In ancient times, the ranks of Roman legions were filled with soldiers who fought for Rome in order to earn their citizenship privileges.

In modern times, military service has often been a stepping-stone to U. S. citizenship and a chance to further military careers.

Since its beginning, the Marine Corps has been home to Marines without citizenship, who help fight America's battles around the globe. Even though they may not enjoy all of the rights and privileges that come with citizenship, these Marines still honor their sworn oath to defend the U. S. Constitution and the American way of life.

For three Marines, now serving here, the pursuit of U. S. citizenship has been somewhat of a struggle, but one not without reward.

"I first came to the U. S. when I was 11 and I grew up in New York City," said Sgt. Demetrious Kontizas, administration chief, Marine Aircraft Group 16, 3rd Marine Aircraft Wing. "After the September 11 (2001 terrorist) attacks I was really motivated to serve this country and become a citizen.

"Now, on October 1st I will finally hold up my hand and take the oath of citizenship, but in my heart, how I live and how I see myself, I am an American," added the 23-year-old.

A native of Brazil, Kontizas said he started the application process to gain U. S. citizenship earlier this year before deploying to Iraq.

"The application process involved a lot of paperwork and took a lot of time out of our daily schedules," said Kontizas. "Its all worth it though in the end."

Originally an infantryman, the leatherneck said he nearly completed a lateral move into a computer related military occupational specialty following a serious foot injury. He felt the move would complement his college degree in computer science, but his lack of U. S. citizenship ultimately prevented the job transfer, due to security clearance issues.

"I want to put together an Officer Candidates School package, but I will need a security clearance for that too," explained Kontizas, who extended his tour in Iraq. "Completing (the citizenship) process will also help further my Marine Corps career."

Lance Cpl. Noe Mezarodriguez, administrative clerk, MAG-16, and 20-year-old native of Mexico, said he is also looking forward to becoming a U. S. citizen and a drill instructor.

Like his supervisor Kontizas, Mezarodriguez's citizenship application has been approved and he will take the oath of citizenship after he returns home from Iraq.

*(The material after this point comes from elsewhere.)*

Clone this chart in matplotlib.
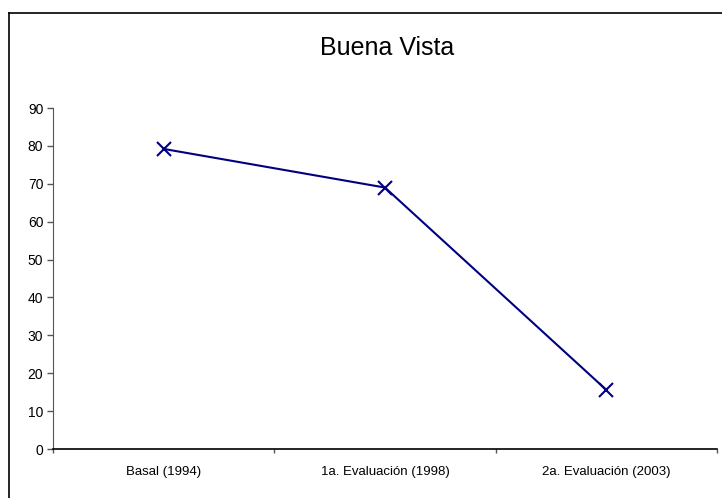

"After the Marine Corps, I want to work in law enforcement with either the (U. S.) Border Patrol or the (Los Angeles Police Department)," said Mezarodriguez who hails from Tucson, Ariz. "It means a lot to me to be able to wear (the Marine Corps) uniform and serve this country."

Kontizas and Mezarodriguez said before deploying to Iraq they completed a challenging course at Marine Corps Air Station, Miramar, Calif., to become certified aerial observers, but without their U. S. citizenship, the necessary security clearance proved to be a stumbling block once again.

"Fortunately, after we become citizens we do not have to go through that training again and will be certified aerial observers," said Kontizas.

Before their applications can be finalized, Marines seeking citizenship must complete a step-by-step process involving extensive documentation, a thorough background check, fingerprinting and an interview.

Cpl. Damalie Gathright, personnel clerk, MAG-16, and a native of Jamaica, who was also raised in New York City, said overcoming the citizenship application process has been made easier thanks to legal assistance from her fellow Marines.

"What we do is help the Marine (seeking citizenship) with the application process and work as a liaison with Citizenship and Immigration Services, who ultimately review and approve the applications," said Capt. Kasey C. Shidel, legal assistance officer, Marine Wing Headquarters Squadron 3, 3rd MAW. "Assuming the Marine moves quickly, applications can be completed in as little as six months.

"For deployed Marines, it could take longer, due to the demands of our workload (in Iraq)," said Shidel. "Basically we are here to help them in any way we can and to answer any questions the Marines may have during the process."

As of Oct. 1, the $300 citizenship application fee is waived for all service members on active duty, according to Shidel.

Kontizas, Mezarodriguez and Gathright--who already paid the fee when they began their applications earlier this year-all agreed that the financial cost related to citizenship was irrelevant.

"I don't care about spending money," explained Kontizas. "What I care about is becoming a citizen of the country that I fight for, that I love and I believe in."